**What is needed:** Scan the material and copy every line in which "seaborn" appears.

>> start

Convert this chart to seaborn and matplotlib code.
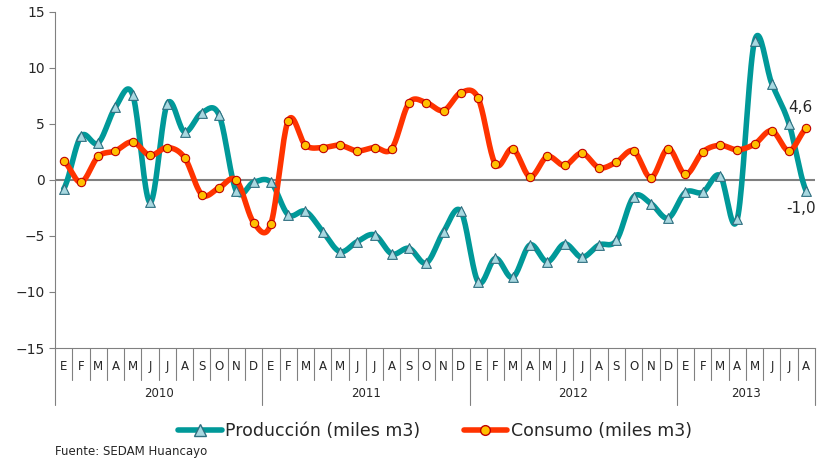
import numpy as np
import pandas as pd
import seaborn as sns
from matplotlib import pyplot as plt

months = ['E', 'F', 'M', 'A', 'M', 'J', 'J', 'A', 'S', 'O', 'N', 'D']
years = ['2010', '2011', '2012', '2013']
month_labels = months * 3 + months[:8]

produccion = [-0.8, 3.9, 3.3, 6.5, 7.6, -2.0, 6.8, 4.3, 6.0, 5.8, -1.0, -0.2,
              -0.2, -3.1, -2.8, -4.6, -6.4, -5.5, -4.9, -6.6, -6.1, -7.4, -4.6, -2.8,
              -9.1, -7.0, -8.7, -5.8, -7.3, -5.7, -6.9, -5.8, -5.4, -1.5, -2.1, -3.4,
              -1.1, -1.1, 0.4, -3.5, 12.4, 8.6, 5.0, -1.0]
consumo = [1.7, -0.2, 2.1, 2.6, 3.4, 2.2, 2.9, 2.0, -1.3, -0.7, 0.0, -3.8,
           -3.9, 5.3, 3.1, 2.9, 3.1, 2.6, 2.9, 2.8, 6.9, 6.9, 6.2, 7.8,
           7.3, 1.4, 2.8, 0.3, 2.1, 1.3, 2.4, 1.1, 1.6, 2.6, 0.2, 2.8,
           0.5, 2.5, 3.1, 2.7, 3.2, 4.4, 2.6, 4.6]

TEAL = '#009999'
RED = '#FF3300'


def smooth(y, n=20):
    # Catmull-Rom curve through the points, like Excel's smoothed line
    y = np.asarray(y, float)
    p = np.concatenate([[y[0]], y, [y[-1]]])
    xs, ys = [], []
    for i in range(len(y) - 1):
        p0, p1, p2, p3 = p[i], p[i + 1], p[i + 2], p[i + 3]
        t = np.linspace(0, 1, n, endpoint=False)
        ys.append(0.5 * (2 * p1 + (-p0 + p2) * t + (2 * p0 - 5 * p1 + 4 * p2 - p3) * t ** 2
                         + (-p0 + 3 * p1 - 3 * p2 + p3) * t ** 3))
        xs.append(i + t)
    xs.append([len(y) - 1]); ys.append([y[-1]])
    return np.concatenate(xs), np.concatenate(ys)


sns.set_style('white')
fig = plt.figure(figsize=(8.34, 4.63), dpi=100)
ax = fig.add_axes([55 / 834, 1 - 348 / 463, 760 / 834, 336 / 463])

x = np.arange(len(produccion))
for vals, col, mk, mfc, mec, ms, lab in [
        (produccion, TEAL, '^', '#A8D8E0', '#2F6F80', 7, 'Producción (miles m3)'),
        (consumo, RED, 'o', '#FFC000', '#C00000', 6, 'Consumo (miles m3)')]:
    sx, sy = smooth(vals)
    sns.lineplot(x=sx, y=sy, color=col, lw=4, ax=ax, sort=False)
    ax.plot([], [], color=col, lw=4, marker=mk, ms=ms + 1, mfc=mfc, mec=mec, label=lab)
    ax.scatter(x, vals, marker=mk, s=ms ** 2, color=mfc, edgecolor=mec, lw=0.8, zorder=5)

ax.axhline(0, color='#808080', lw=1.5, zorder=1)
ax.set_xlim(-0.5, len(x) - 0.5)
ax.set_ylim(-15, 15)
ax.set_yticks(range(-15, 16, 5))
ax.tick_params(axis='y', labelsize=10, length=4, direction='out', left=True, color='#808080')
ax.set_xticks([])
for s in ['top', 'right']:
    ax.spines[s].set_visible(False)
ax.spines['left'].set_color('#808080')
ax.spines['bottom'].set_color('#808080')

ax.annotate('4,6', (x[-1], consumo[-1]), xytext=(-4, 12), textcoords='offset points', ha='center', fontsize=11)
ax.annotate('-1,0', (x[-1], produccion[-1]), xytext=(-4, -16), textcoords='offset points', ha='center', fontsize=11)

# two-level category axis
tr = ax.get_xaxis_transform()
for i, m in enumerate(month_labels):
    ax.text(i, -0.055, m, transform=tr, ha='center', va='center', fontsize=8.5)
for i in range(len(x) + 1):
    yb = -0.17 if i % 12 == 0 else -0.095
    if i == len(x):
        yb = -0.17
    ax.plot([i - 0.5, i - 0.5], [0, yb], transform=tr, color='#808080', lw=0.8, clip_on=False)
for k, yr in enumerate(years):
    start = k * 12
    end = min(start + 12, len(x))
    ax.text((start + end - 1) / 2, -0.135, yr, transform=tr, ha='center', va='center', fontsize=8.5)

ax.legend(loc='upper center', bbox_to_anchor=(0.5, -0.175), ncol=2, frameon=False,
          fontsize=12.5, handlelength=2.5, columnspacing=2.5, handletextpad=0.2)
fig.text(55 / 834, 1 - 452 / 463, 'Fuente: SEDAM Huancayo', fontsize=8.5, va='center')

fig.savefig('out.png', dpi=100)
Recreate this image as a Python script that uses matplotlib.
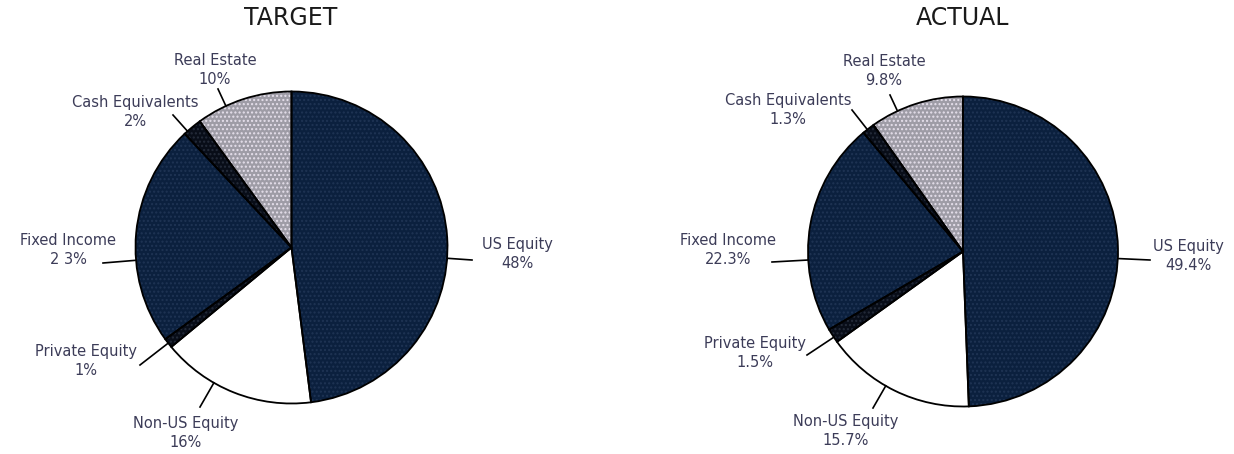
import matplotlib.pyplot as plt
import numpy as np

# data
labels = ['US Equity', 'Non-US Equity', 'Private Equity', 'Fixed Income',
          'Cash Equivalents', 'Real Estate']
target = [48, 16, 1, 23, 2, 10]
actual = [49.4, 15.7, 1.5, 22.3, 1.3, 9.8]
target_txt = ['48%', '16%', '1%', '2 3%', '2%', '10%']
actual_txt = ['49.4%', '15.7%', '1.5%', '22.3%', '1.3%', '9.8%']

colors = ['#0b203e', '#ffffff', '#080d18', '#0b203e', '#080d18', '#9e9ca6']
dots = ['#1f3454', '#ffffff', '#252c3a', '#1f3454', '#252c3a', '#e6e0ec']

W, H = 1234, 454

def P(x, y):
    # reference pixel -> axes data (y up)
    return x, H - y

fig = plt.figure(figsize=(W / 100, H / 100), dpi=100)
ax = fig.add_axes([0, 0, 1, 1])

# layout: pie center, radius, title x, and per label (text pos, leader end)
panels = [
    dict(vals=target, txt=target_txt, title='TARGET', c=(291.5, 247.5), r=156, tx=291,
         lab=[((517, 254), (472, 260)),
              ((186, 433), (200, 407)),
              ((86, 361), (140, 365)),
              ((68, 250), (103, 263)),
              ((135, 112), (173, 115)),
              ((215, 70), (218, 89))]),
    dict(vals=actual, txt=actual_txt, title='ACTUAL', c=(963, 251.5), r=155, tx=963,
         lab=[((1188, 256), (1150, 260)),
              ((846, 431), (873, 408)),
              ((755, 353), (807, 355)),
              ((728, 250), (772, 262)),
              ((788, 110), (852, 110)),
              ((884, 71), (890, 95))]),
]

for p in panels:
    cx, cy = P(*p['c'])
    # filled, dotted wedges
    wedges, _ = ax.pie(p['vals'], startangle=90, counterclock=False, colors=colors,
                       center=(cx, cy), radius=p['r'],
                       wedgeprops=dict(linewidth=0))
    for w, d in zip(wedges, dots):
        w.set_hatch('....')
        w.set_edgecolor(d)
    # outline
    ax.pie(p['vals'], startangle=90, counterclock=False, center=(cx, cy), radius=p['r'],
           wedgeprops=dict(facecolor='none', edgecolor='black', linewidth=1.3))

    ax.text(*P(p['tx'], 18), p['title'], ha='center', va='center',
            fontsize=17, color='#1a1a1a', family='DejaVu Sans')

    for name, t, (tp, le) in zip(labels, p['txt'], p['lab']):
        ex, ey = P(*le)
        ang = np.arctan2(ey - cy, ex - cx)
        sx, sy = cx + p['r'] * np.cos(ang), cy + p['r'] * np.sin(ang)
        ax.plot([sx, ex], [sy, ey], color='black', lw=1.2)
        ax.text(*P(*tp), name + '\n' + t, ha='center', va='center', fontsize=10.5,
                color='#3c3c58', linespacing=1.35)

ax.set_xlim(0, W)
ax.set_ylim(0, H)
ax.set_aspect('equal')
ax.axis('off')

plt.savefig('out.png', dpi=100)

>> end

**Exercise result:**
Convert this chart to seaborn and matplotlib code.
import seaborn as sns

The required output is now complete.